7月、北洋政府で安直戦争が勃発した。徐樹錚は主力部隊を率いて外蒙古から撤退してこの戦争に参加し、直隷派に敗れた。8月15日、北洋政府は陳毅を西北籌辺使に任命し、9月10日には庫烏科唐鎮撫使に任命した。9月13日から10月19日にかけて、白軍が庫倫に接近して中華民国軍と激戦を繰り広げた。この間、庫倫城防司令の褚其祥は、ボグド・ハーンの裏切りを恐れて彼を司令部内に軟禁した[12]。この情報は瞬時に広がり、庫倫とその周辺の僧侶たちは大きな衝撃を受けた。また、中華民国軍は庫倫で家畜や金品を略奪し、住民の外出を禁じた[13]。
ロマン・ウンゲルンが白軍を率いて外蒙古に進駐した。中華民国軍の横暴とウンゲルンが自治の復活を唱えたことにより、多くのモンゴル人がウンゲルンの軍に加わった。1921年(民国10年)2月3日、高在田が反乱を起こして褚其祥の支援を拒否している中[12]、ウンゲルンは褚其祥軍を破って庫倫を占領し、2月22日にボグド・ハーンを復位させて大モンゴル国を復活させた[14][15]。
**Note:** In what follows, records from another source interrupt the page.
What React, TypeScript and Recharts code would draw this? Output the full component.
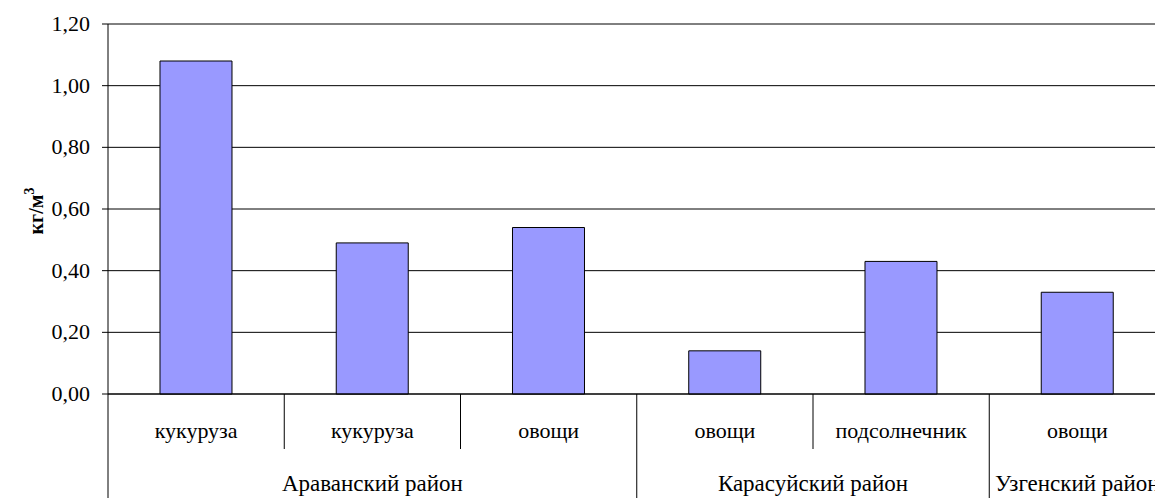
import React from 'react';
import { BarChart, Bar, XAxis, YAxis, CartesianGrid } from 'recharts';

const crops = ['кукуруза', 'кукуруза', 'овощи', 'овощи', 'подсолнечник', 'овощи'];
const districts = [
  'Араванский район',
  'Араванский район',
  'Араванский район',
  'Карасуйский район',
  'Карасуйский район',
  'Узгенский район',
];
const values = [1.08, 0.49, 0.54, 0.14, 0.43, 0.33];
const yTicks = [0, 0.2, 0.4, 0.6, 0.8, 1.0, 1.2];

const data = crops.map((c, i) => ({ id: i, crop: c, district: districts[i], value: values[i] }));

const W = 1170;
const H = 498;
const FONT = 'Liberation Serif';

const groupStart = (i: number) => i === 0 || districts[i] !== districts[i - 1];
const groupSize = (i: number) => {
  let n = 0;
  for (let j = i; j < districts.length && districts[j] === districts[i]; j++) n++;
  return n;
};

const txt = { fontFamily: FONT, fontSize: 22 };
const groupTxt = { fontFamily: FONT, fontSize: 23 };

const CatTick = (props: any) => {
  const { x, y, payload, index } = props;
  const i = typeof index === 'number' ? index : payload.index;
  const half = payload && typeof payload.offset === 'number' && payload.offset > 0 ? payload.offset : 88.1;
  const band = half * 2;
  const left = x - half;
  const isStart = groupStart(i);
  const last = i === crops.length - 1;
  return (
    <g>
      <line x1={left} y1={y} x2={left} y2={isStart ? y + 104 : y + 55} stroke="#000" strokeWidth={1} />
      {last && <line x1={x + half} y1={y} x2={x + half} y2={y + 104} stroke="#000" strokeWidth={1} />}
      <text x={x} y={y + 44} textAnchor="middle" style={txt} fill="#000">
        {crops[i]}
      </text>
      {isStart && (
        <text x={left + (groupSize(i) * band) / 2} y={y + 97} textAnchor="middle" style={groupTxt} fill="#000">
          {districts[i]}
        </text>
      )}
    </g>
  );
};

const YTick = (props: any) => {
  const { x, y, payload } = props;
  return (
    <text x={x} y={y} dy={7} textAnchor="end" style={txt} fill="#000">
      {Number(payload.value).toFixed(2).replace('.', ',')}
    </text>
  );
};

const YLabel = () => (
  <text
    x={43}
    y={211}
    transform="rotate(-90, 43, 211)"
    textAnchor="middle"
    style={{ fontFamily: FONT, fontWeight: 'bold', fontSize: 20 }}
    fill="#000"
  >
    кг/м
    <tspan dy={-9} style={{ fontSize: 14 }}>
      3
    </tspan>
  </text>
);

export default function App() {
  return (
    <div
      style={{
        position: 'absolute',
        left: 0,
        top: 0,
        width: 1155,
        height: 498,
        overflow: 'hidden',
        background: '#fff',
      }}
    >
      <BarChart
        width={W}
        height={H}
        data={data}
        margin={{ top: 24, right: W - 1165.5, left: 0, bottom: 0 }}
        barCategoryGap="29.5%"
      >
        <CartesianGrid horizontal={true} vertical={false} stroke="#000" strokeWidth={1} />
        <XAxis
          dataKey="id"
          type="category"
          height={104}
          interval={0}
          tickLine={false}
          tickSize={0}
          tickMargin={0}
          axisLine={{ stroke: '#000', strokeWidth: 1 }}
          tick={<CatTick />}
        />
        <YAxis
          width={108}
          domain={[0, 1.2]}
          ticks={yTicks}
          interval={0}
          tickSize={6}
          tickMargin={12}
          tickLine={{ stroke: '#000' }}
          axisLine={{ stroke: '#000', strokeWidth: 1 }}
          tick={<YTick />}
          label={<YLabel />}
        />
        <Bar dataKey="value" fill="#9999FF" stroke="#000" strokeWidth={1} isAnimationActive={false} />
      </BarChart>
    </div>
  );
}
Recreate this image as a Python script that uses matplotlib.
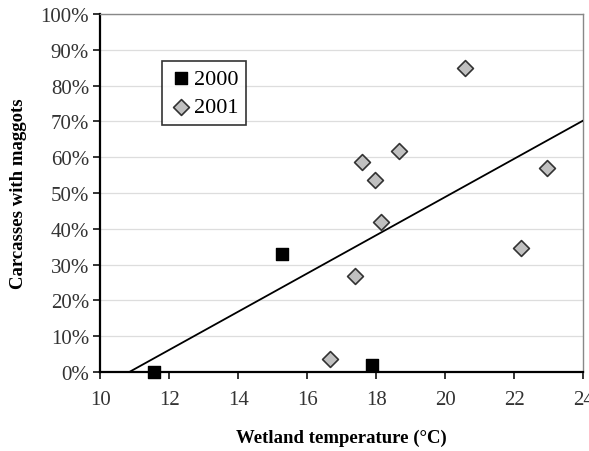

ウンゲルンはダルハン碩親王に封じられたが、ボグド・ハーンは傀儡であり、ウンゲルンが実権を掌握していた。陳毅は軍や役人たちを率いて車で売買城に逃げ、門炳岳らを北京に派遣して救援を求めた[12]。
1921年3月13日、モンゴル人民党は極東共和国にてモンゴル人民臨時政府を樹立し、3月18日、人民軍は中華民国軍が駐留していた売買城を占領した。5月、徐世昌は東三省巡閱使の張作霖を蒙彊経略使に任命したが、張作霖は外蒙古への出兵を遅らせ、結局事態の解決に至らなかった[16]。